Timing is another factor. On-site destruction ties up space and may create noise (shredding is not quiet). You need to coordinate schedules between your team and the provider, which can be challenging if your site has limited windows for this type of work. Off-site processing happens on the provider’s schedule at their facility, requiring only that you coordinate the collection itself.
For organisations with multiple sites, logistics become more complex. On-site destruction at each location multiplies the mobilisation costs, while consolidating equipment at a central point for off-site processing may be more efficient for the overall ITAD program.
Verification and Witnessing
On-site destruction allows your staff to physically witness the process, which provides strong assurance and can simplify compliance documentation. Some organisations require witnessed destruction as a matter of policy for certain data classification levels.
Off-site destruction can still provide verification through video recording of the destruction process, CCTV footage of device handling at the facility, detailed certificates of destruction with individual device records, and the option for your staff to visit the facility and witness processing.
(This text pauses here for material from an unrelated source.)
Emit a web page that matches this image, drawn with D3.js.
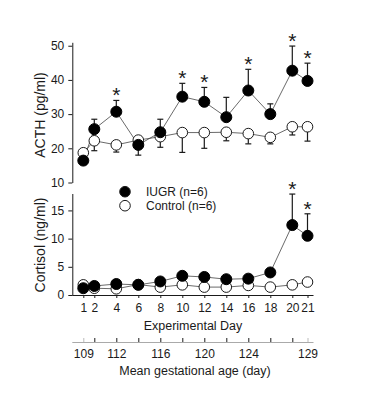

When choosing an ITAD provider for off-site processing, their willingness to provide verification evidence and accommodate facility visits is an important selection criterion.
Making the Decision
Choose on-site when your devices contain highly classified or regulated data where transport risk is unacceptable, your organisation’s policy mandates witnessed destruction, you need immediate destruction with no gap between decommissioning and data removal, or regulatory requirements specify on-site processing.
Choose off-site when you are processing large volumes where cost efficiency matters, your devices contain standard business data without heightened security requirements, your premises cannot practically accommodate destruction equipment, or you need value recovery through remarketing (which can only be done at a processing facility).
Many organisations find that a thoughtful combination of both approaches, matched to the sensitivity level of different equipment categories, delivers the best balance of security and value.